During the committee meeting, Damoff cited the video podcast in which Clare recounted a conversation with someone who suggested Canadians should “construct guillotines” in response to such government “tyranny.”
“I had a call from a person today who suggested that we needed to revisit our old woodworking and metalworking skills and construct guillotines again. And that would really be the best kind of committee of public safety, to get that re-established. If they want to make it about public safety, that was the way. … The sound of this person’s voice is not one that is joking. He was not joking,” Clare said during the video podcast.
“I don’t think they understand that this is not New Zealand, this is not the United Kingdom, this is not Australia. This is a country made up of people who have been here for thousands of years and are aboriginal people.

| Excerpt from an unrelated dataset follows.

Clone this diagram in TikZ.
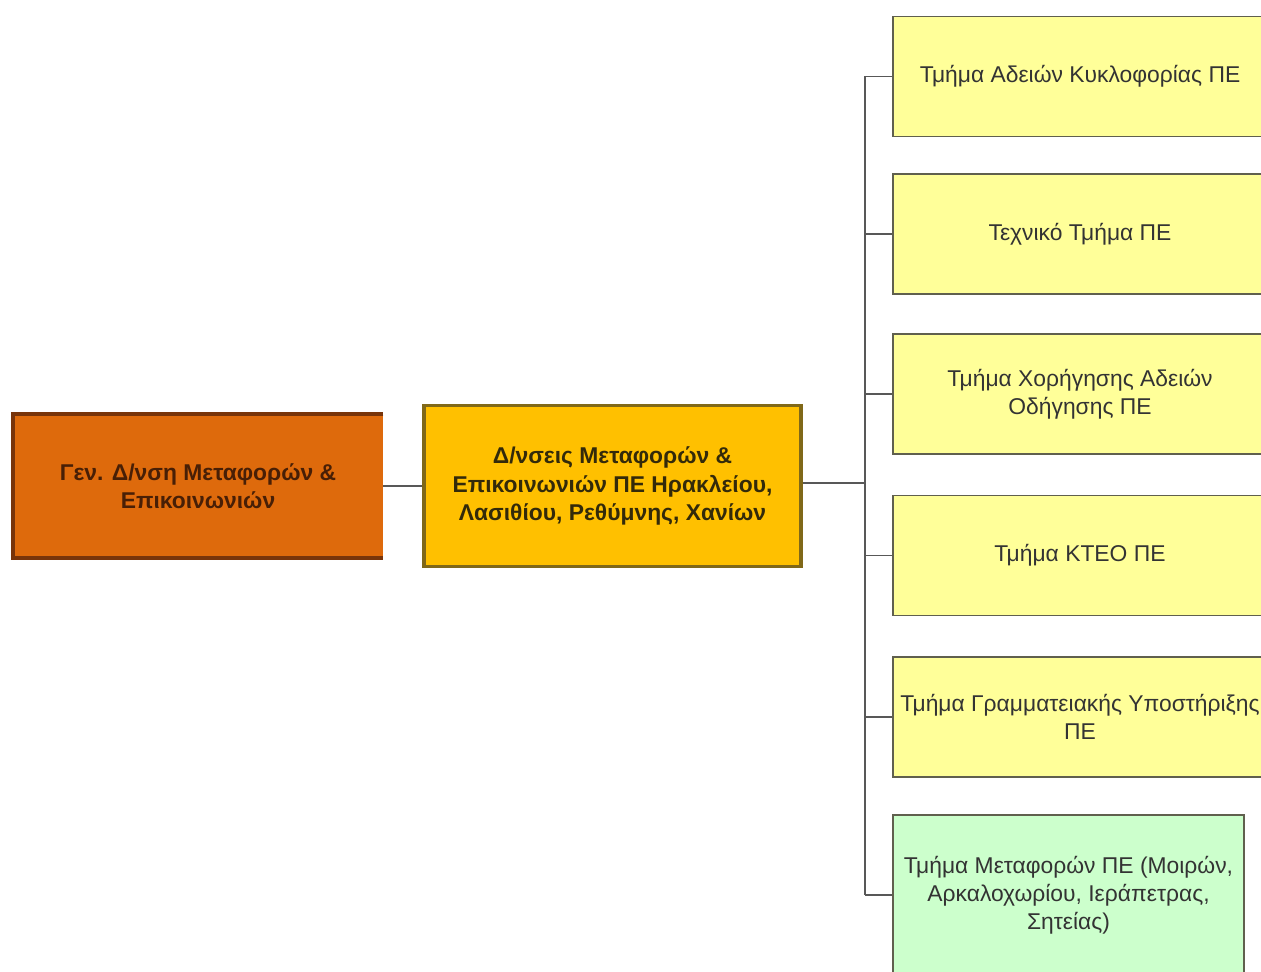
\documentclass[tikz,border=0pt]{standalone}
\usepackage{fontspec}
\setmainfont{Liberation Sans}
\definecolor{genorange}{RGB}{222, 106, 12}
\definecolor{genedge}{RGB}{120, 52, 10}
\definecolor{dirgold}{RGB}{255, 192, 0}
\definecolor{diredge}{RGB}{128, 104, 24}
\definecolor{unityellow}{RGB}{255, 255, 153}
\definecolor{unitgreen}{RGB}{204, 255, 204}
\definecolor{unitedge}{RGB}{96, 96, 78}
\definecolor{linkgrey}{RGB}{88, 88, 88}
\usepackage{tikz}
\usetikzlibrary{positioning, calc}

\begin{document}
\begin{tikzpicture}[
    font=\fontsize{13}{16}\selectfont,
    genbox/.style={fill=genorange, text=genedge!60!black, font=\fontsize{13}{16}\selectfont\bfseries, align=center, minimum width=7.4cm, minimum height=2.86cm, inner sep=2pt},
    dirbox/.style={draw=diredge, line width=2.2pt, fill=dirgold, text=diredge!40!black, font=\fontsize{13}{16}\selectfont\bfseries, align=center, minimum width=7.54cm, minimum height=3.22cm, inner sep=2pt},
    unitbox/.style={draw=unitedge, line width=1.1pt, fill=unityellow, text=black!80, align=center, minimum width=7.48cm, minimum height=2.4cm, inner sep=1pt},
    greenbox/.style={unitbox, fill=unitgreen, minimum width=7.02cm, minimum height=3.2cm},
    link/.style={draw=linkgrey, line width=1pt}
]
\useasboundingbox (0, 0) rectangle (25.22, -19.44);
\clip (0, 0) rectangle (25.22, -19.44);

% top levels
\node[genbox] (gen) at (3.96, -9.72) {Γεν. Δ/νση Μεταφορών \&\\Επικοινωνιών};
\draw[genedge, line width=2.2pt] (gen.north east) -- (gen.north west) -- (gen.south west) -- (gen.south east);
\node[dirbox] (dir) at (12.25, -9.72) {Δ/νσεις Μεταφορών \&\\Επικοινωνιών ΠΕ Ηρακλείου,\\Λασιθίου, Ρεθύμνης, Χανίων};

% departments
\node[unitbox] (adeies) at (21.6, -1.53) {Τμήμα Αδειών Κυκλοφορίας ΠΕ};
\node[unitbox] (texniko) at (21.6, -4.68) {Τεχνικό Τμήμα ΠΕ};
\node[unitbox] (odigisi) at (21.6, -7.88) {Τμήμα Χορήγησης Αδειών\\Οδήγησης ΠΕ};
\node[unitbox] (kteo) at (21.6, -11.11) {Τμήμα ΚΤΕΟ ΠΕ};
\node[unitbox] (grammateia) at (21.6, -14.34) {Τμήμα Γραμματειακής Υποστήριξης\\ΠΕ};
\node[greenbox] (metafores) at (21.37, -17.9) {Τμήμα Μεταφορών ΠΕ (Μοιρών,\\Αρκαλοχωρίου, Ιεράπετρας,\\Σητείας)};

% connectors
\coordinate (bus) at (17.3, -9.66);
\draw[link] (gen.east) -- (dir.west);
\draw[link] (dir.east |- bus) -- (bus);
\draw[link] (bus |- adeies.west) -- (bus |- metafores.west);
\draw[link] (bus |- adeies.west) -- (adeies.west);
\draw[link] (bus |- texniko.west) -- (texniko.west);
\draw[link] (bus |- odigisi.west) -- (odigisi.west);
\draw[link] (bus |- kteo.west) -- (kteo.west);
\draw[link] (bus |- grammateia.west) -- (grammateia.west);
\draw[link] (bus |- metafores.west) -- (metafores.west);
\end{tikzpicture}
\end{document}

Immigrants from Europe who fled tyranny, who fought against tyranny, and have no truck with tyranny and they know tyranny when they see it and this my friends, is tyranny,” he said, referring to the bill.
Damoff told the committee that “this kind of language is dangerous. Sharing these comments on their platform … can lead to violence.”
“As we saw in the United States, the storming of the U.S. Capitol by an armed mob was spurred on by similar language. These calls for violence against those who want a safer community are not tolerable, and it is incumbent on all of us to condemn them,” she said.
“I think we need to take a stand. We need to shut down this kind of language, this way of talking and thinking that’s ok to talk about building guillotines and laughing about those kinds of comments in a public forum,” she added.
Clare retorted the views that his comments were advocating violence.
“I’ve merely related comments from upset people who have a real big problem with tyranny. And I think that the virtue-signaling woke liberal left has a problem with being called out as being tyrants,” he told the Global News on Feb. 19.
The NFA president also released a statement in response to the committee motion on Feb. 22.
“I make no apology for any comments made during our NFA Talk podcast—like them or not—we have the right to free speech, at least for now,” Clare said. “Nothing said advocated violence against anyone.”
“The firearms license, registration, and classification system are all failed Liberal gun control and warrant challenging. The May 1, 2020 Order in Council and Bill C-21 proposing a sweeping theft of people’s lawfully obtained property is also unacceptable,” he added.
“The NFA maintains that our strong Canadian firearms heritage and culture matters, and we shall continue to defend it with vigour.”
Conservative MP Shannon Stubbs said her party takes threats against politicians “extremely seriously,” citing examples of threats she and her staff have received in the past.
But she suggested that if Clare’s comments constitute a threat, they should be investigated by the appropriate authorities and discussed only behind closed doors by committee members. She also suggested Clare’s comments may have been taken out of context.
Liberal committee chair John McKay told Stubbs that the authorities have in fact been informed about Clare’s comments.